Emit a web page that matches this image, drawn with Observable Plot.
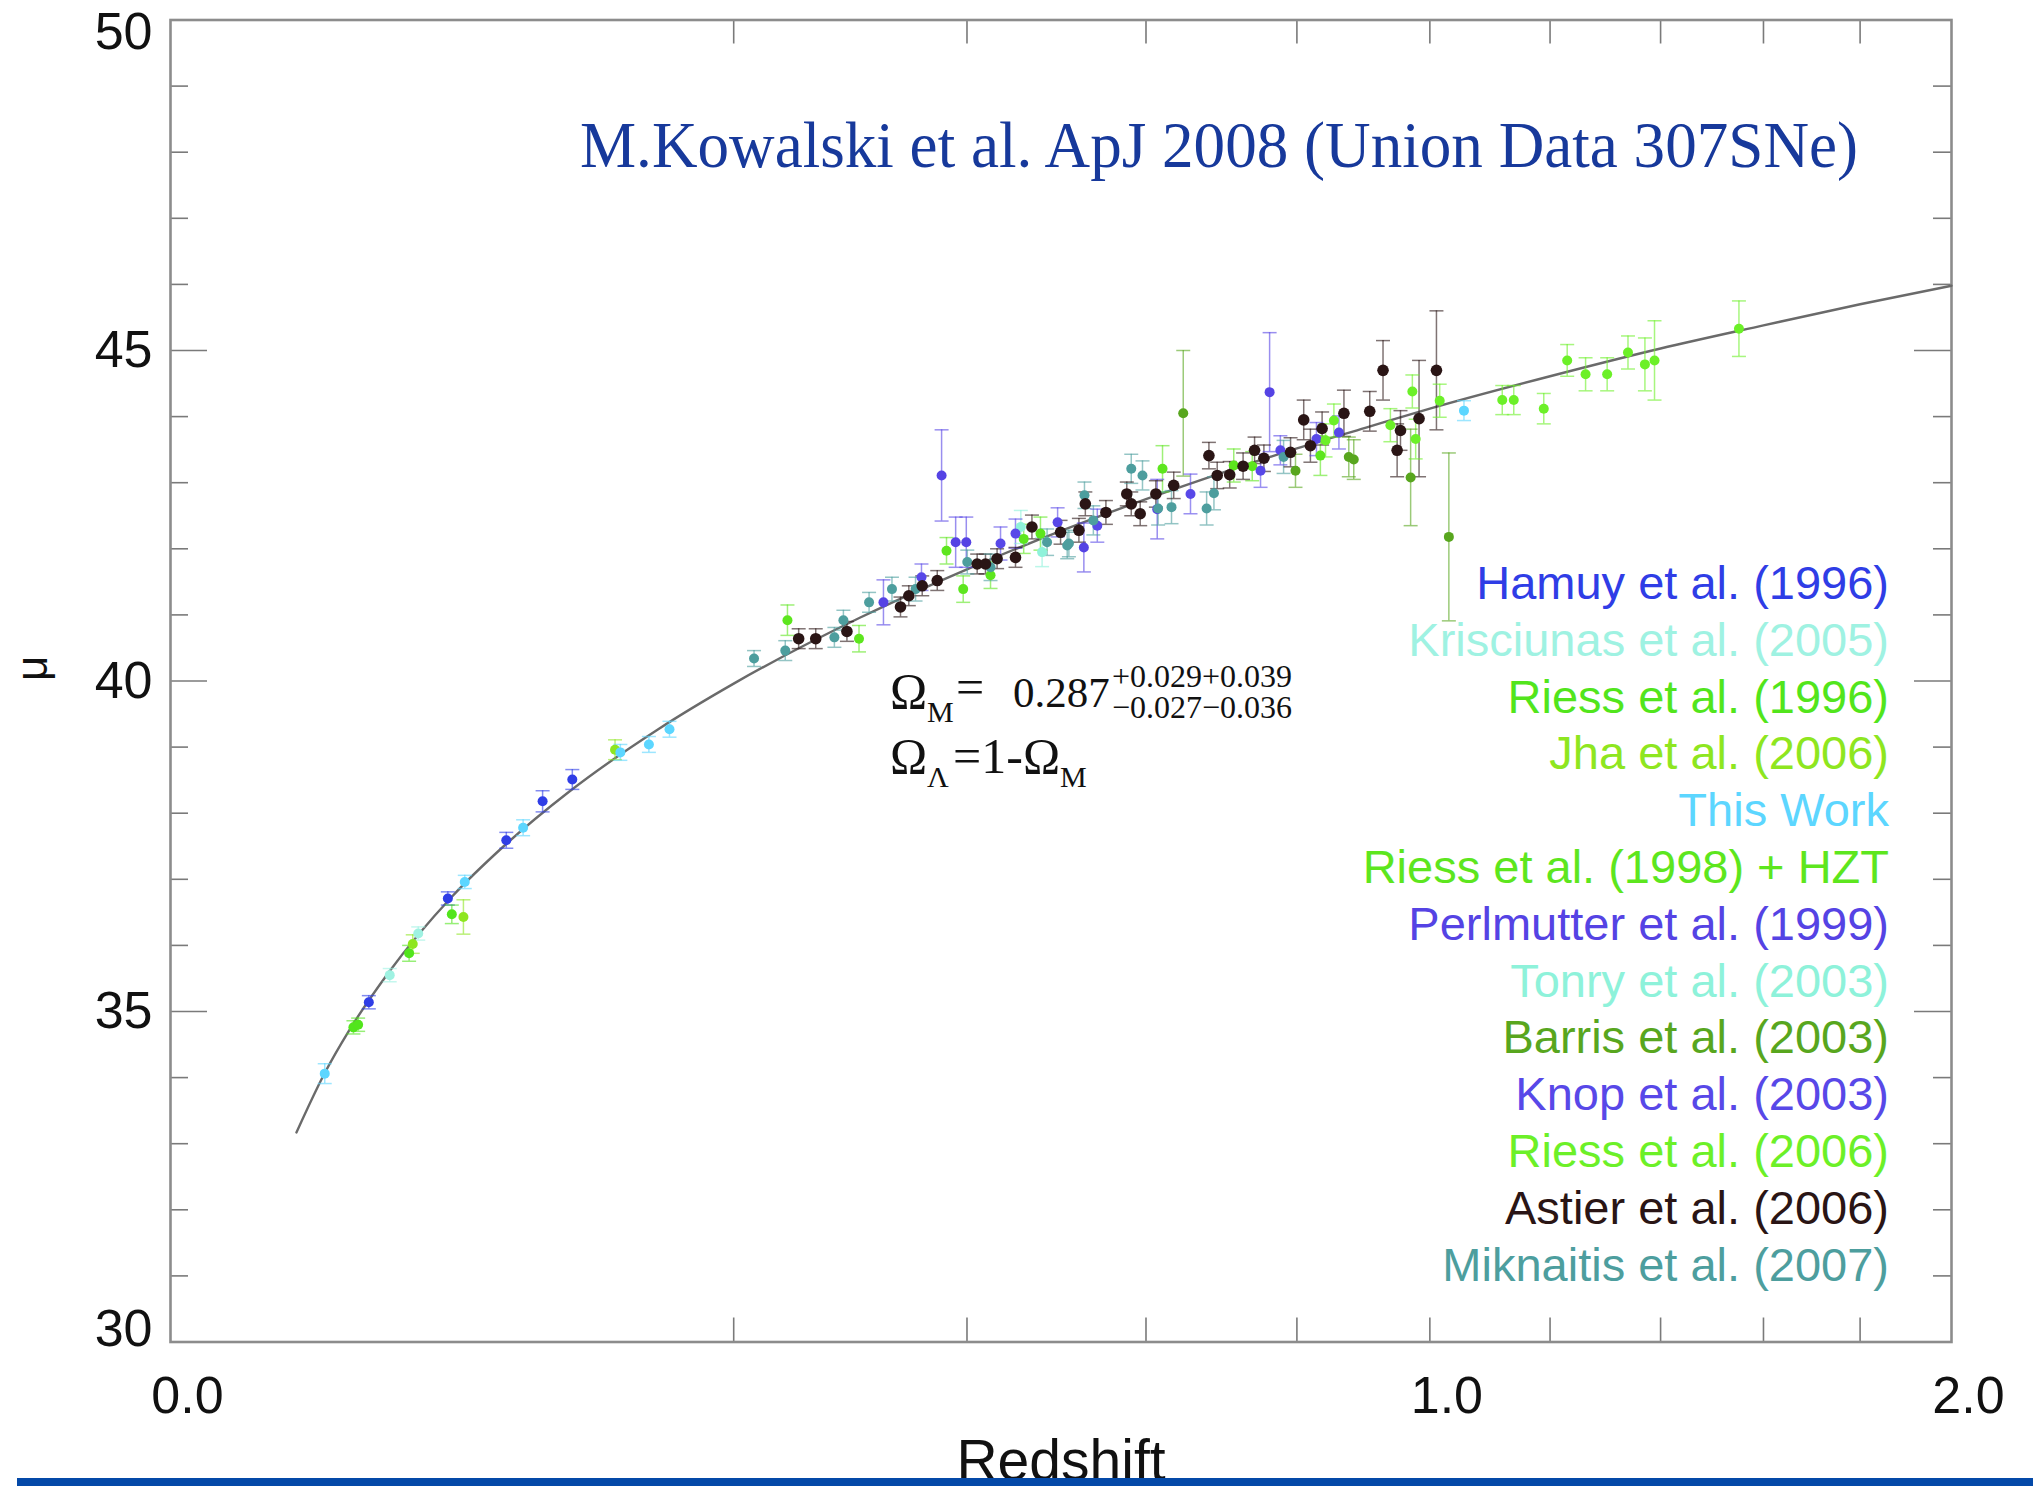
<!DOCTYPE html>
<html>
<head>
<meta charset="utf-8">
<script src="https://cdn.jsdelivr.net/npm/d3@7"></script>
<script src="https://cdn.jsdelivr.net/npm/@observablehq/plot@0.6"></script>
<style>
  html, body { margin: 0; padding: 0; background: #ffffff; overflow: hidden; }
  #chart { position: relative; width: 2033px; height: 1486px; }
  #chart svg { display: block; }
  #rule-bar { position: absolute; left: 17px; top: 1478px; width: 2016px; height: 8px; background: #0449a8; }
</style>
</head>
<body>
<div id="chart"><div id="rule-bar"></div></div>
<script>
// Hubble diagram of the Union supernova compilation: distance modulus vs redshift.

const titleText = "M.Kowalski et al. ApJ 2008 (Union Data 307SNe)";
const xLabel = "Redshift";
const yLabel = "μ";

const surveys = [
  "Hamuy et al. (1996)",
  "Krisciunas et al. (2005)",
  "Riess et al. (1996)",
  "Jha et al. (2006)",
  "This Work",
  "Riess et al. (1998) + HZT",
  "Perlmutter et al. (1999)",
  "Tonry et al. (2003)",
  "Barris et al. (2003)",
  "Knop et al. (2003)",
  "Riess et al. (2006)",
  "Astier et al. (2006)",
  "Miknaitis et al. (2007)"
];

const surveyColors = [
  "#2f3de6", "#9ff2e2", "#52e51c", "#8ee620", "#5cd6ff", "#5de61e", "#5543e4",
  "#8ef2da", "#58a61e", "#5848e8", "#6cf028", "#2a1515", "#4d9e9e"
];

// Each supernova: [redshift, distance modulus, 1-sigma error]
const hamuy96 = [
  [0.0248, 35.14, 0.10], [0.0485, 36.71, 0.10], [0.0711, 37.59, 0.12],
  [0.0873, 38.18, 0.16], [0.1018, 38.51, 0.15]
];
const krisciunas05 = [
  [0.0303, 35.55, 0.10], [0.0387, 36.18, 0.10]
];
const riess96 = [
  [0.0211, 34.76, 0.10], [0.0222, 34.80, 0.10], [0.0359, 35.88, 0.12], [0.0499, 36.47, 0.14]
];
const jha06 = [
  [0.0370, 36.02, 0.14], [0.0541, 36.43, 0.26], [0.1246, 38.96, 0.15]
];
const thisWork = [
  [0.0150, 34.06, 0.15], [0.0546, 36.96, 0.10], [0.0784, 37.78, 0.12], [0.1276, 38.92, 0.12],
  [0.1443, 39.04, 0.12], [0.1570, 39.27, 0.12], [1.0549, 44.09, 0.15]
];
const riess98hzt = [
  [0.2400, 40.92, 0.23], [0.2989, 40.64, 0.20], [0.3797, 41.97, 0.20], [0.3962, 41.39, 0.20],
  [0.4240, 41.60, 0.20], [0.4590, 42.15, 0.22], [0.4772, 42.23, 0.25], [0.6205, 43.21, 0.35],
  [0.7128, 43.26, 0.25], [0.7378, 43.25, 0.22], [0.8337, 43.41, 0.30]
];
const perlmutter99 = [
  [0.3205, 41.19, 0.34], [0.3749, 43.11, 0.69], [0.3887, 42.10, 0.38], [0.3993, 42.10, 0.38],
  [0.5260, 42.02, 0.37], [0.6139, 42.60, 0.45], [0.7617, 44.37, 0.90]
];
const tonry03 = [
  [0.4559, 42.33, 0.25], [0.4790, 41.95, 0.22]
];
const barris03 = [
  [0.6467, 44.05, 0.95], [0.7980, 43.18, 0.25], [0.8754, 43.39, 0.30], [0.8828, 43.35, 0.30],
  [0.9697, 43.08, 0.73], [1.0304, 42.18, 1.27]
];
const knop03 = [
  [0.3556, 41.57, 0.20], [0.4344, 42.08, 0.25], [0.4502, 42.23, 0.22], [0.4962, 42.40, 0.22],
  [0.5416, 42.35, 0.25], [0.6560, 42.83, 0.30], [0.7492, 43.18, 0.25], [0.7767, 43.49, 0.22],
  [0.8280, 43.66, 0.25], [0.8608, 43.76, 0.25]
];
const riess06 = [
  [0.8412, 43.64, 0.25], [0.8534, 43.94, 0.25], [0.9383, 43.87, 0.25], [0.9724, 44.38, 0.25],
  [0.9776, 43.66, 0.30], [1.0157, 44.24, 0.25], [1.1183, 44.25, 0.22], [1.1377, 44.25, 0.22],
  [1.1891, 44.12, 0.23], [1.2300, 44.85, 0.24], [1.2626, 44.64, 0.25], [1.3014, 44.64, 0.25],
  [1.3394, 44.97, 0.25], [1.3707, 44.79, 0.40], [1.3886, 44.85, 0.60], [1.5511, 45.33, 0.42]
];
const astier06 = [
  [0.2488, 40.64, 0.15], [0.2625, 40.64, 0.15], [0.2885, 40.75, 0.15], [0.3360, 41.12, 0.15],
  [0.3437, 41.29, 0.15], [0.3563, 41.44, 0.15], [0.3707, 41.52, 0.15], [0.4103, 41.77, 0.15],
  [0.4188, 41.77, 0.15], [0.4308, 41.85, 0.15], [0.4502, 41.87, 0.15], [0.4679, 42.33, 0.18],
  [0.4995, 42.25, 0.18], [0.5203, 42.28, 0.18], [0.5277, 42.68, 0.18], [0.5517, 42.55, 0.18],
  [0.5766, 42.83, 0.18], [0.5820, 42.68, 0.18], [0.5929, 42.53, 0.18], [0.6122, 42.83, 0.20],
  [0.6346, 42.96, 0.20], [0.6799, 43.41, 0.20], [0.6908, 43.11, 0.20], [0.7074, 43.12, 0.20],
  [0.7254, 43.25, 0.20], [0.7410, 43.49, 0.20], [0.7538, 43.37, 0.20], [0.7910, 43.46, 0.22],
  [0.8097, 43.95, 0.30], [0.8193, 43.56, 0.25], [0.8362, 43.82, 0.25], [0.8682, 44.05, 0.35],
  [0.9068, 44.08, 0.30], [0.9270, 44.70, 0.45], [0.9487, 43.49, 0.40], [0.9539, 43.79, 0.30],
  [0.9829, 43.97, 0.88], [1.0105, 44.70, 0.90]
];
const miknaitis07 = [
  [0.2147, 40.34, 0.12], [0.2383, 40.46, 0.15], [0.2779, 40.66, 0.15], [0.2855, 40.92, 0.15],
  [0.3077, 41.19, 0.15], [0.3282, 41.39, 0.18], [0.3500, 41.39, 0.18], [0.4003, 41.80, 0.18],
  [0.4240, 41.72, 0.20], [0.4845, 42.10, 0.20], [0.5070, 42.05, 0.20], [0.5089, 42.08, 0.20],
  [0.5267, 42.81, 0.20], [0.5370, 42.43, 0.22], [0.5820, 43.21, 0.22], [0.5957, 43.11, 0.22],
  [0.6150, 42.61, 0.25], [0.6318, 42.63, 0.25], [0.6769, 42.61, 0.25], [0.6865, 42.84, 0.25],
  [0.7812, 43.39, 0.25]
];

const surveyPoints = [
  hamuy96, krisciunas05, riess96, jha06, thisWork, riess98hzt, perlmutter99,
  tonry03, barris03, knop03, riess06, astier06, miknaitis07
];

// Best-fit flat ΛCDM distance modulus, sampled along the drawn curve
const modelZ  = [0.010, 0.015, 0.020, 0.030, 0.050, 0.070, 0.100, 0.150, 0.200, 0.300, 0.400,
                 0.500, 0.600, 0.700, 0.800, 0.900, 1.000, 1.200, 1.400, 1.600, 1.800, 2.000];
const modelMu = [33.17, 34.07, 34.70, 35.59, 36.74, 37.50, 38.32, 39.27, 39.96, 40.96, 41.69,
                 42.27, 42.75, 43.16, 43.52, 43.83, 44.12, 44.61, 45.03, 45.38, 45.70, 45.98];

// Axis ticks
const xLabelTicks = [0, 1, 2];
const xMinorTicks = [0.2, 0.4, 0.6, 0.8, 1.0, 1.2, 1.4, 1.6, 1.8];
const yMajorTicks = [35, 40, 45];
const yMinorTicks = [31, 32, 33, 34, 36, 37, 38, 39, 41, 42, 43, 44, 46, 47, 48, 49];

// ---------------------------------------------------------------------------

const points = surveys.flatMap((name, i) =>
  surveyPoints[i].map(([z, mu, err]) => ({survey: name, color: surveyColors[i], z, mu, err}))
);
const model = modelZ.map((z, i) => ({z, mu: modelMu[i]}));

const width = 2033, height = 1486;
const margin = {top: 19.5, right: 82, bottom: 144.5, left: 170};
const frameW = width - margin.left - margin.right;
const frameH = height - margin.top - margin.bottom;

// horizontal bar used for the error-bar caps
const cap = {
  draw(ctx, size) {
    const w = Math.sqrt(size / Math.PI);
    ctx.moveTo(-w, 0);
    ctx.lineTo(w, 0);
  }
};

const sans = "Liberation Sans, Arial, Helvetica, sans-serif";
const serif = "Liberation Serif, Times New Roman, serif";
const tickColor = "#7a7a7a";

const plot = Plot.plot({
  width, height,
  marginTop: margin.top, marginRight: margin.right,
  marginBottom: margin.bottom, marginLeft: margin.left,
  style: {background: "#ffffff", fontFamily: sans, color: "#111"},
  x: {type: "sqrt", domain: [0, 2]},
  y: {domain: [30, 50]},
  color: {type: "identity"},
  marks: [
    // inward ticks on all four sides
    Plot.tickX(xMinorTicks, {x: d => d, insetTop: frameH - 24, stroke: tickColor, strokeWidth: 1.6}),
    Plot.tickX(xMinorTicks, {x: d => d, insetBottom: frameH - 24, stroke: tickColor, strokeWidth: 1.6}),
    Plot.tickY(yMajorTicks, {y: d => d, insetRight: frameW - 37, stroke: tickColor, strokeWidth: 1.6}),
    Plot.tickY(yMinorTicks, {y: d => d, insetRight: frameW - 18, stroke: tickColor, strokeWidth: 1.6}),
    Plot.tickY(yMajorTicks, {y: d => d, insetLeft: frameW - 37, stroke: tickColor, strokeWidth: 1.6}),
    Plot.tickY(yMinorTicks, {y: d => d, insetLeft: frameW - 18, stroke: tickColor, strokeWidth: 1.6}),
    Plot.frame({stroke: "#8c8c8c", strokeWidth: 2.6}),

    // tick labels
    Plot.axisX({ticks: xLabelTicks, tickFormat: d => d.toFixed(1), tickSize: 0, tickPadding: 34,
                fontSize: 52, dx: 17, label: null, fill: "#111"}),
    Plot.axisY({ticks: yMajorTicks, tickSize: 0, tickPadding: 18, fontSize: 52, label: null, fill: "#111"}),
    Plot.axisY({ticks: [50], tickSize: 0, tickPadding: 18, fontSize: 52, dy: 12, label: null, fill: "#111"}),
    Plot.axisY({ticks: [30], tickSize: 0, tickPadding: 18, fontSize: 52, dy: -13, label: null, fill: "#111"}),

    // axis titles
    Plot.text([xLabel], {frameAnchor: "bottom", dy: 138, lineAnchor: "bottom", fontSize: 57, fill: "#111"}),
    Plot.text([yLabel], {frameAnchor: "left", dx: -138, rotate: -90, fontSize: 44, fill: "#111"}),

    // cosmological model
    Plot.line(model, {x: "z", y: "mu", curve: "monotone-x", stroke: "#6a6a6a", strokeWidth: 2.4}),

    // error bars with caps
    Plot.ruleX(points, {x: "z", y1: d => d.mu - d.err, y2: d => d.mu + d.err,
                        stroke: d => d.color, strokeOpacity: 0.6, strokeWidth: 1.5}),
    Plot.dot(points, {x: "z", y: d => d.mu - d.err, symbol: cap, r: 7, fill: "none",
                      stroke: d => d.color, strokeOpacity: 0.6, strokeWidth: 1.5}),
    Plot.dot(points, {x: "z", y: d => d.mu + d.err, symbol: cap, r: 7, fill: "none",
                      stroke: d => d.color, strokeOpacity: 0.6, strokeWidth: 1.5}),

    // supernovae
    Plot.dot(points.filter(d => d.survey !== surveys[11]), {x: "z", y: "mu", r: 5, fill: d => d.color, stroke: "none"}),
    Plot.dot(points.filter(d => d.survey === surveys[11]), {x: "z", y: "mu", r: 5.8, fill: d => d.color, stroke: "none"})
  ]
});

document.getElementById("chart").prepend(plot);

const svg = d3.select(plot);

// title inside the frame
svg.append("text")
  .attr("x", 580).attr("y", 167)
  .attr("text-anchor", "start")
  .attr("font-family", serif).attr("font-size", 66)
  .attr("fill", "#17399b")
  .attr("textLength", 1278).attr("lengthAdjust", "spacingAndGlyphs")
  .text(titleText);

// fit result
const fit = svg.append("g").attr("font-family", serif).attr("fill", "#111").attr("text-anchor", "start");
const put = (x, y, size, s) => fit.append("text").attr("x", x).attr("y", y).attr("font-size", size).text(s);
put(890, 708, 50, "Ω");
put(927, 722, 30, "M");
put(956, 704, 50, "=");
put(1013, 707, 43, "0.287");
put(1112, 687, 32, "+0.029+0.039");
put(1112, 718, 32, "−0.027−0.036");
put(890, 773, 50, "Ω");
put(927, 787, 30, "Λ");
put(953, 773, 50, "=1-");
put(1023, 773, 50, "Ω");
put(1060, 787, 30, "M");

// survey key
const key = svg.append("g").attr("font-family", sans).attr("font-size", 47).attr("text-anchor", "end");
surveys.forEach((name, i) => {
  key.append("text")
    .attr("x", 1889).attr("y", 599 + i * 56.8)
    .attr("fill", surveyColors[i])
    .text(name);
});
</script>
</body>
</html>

•••

What you should do |
From the data above, copy each line that holds "drawn".

Answer to this problem |
Emit a web page that matches this image, drawn with Observable Plot.
// Best-fit flat ΛCDM distance modulus, sampled along the drawn curve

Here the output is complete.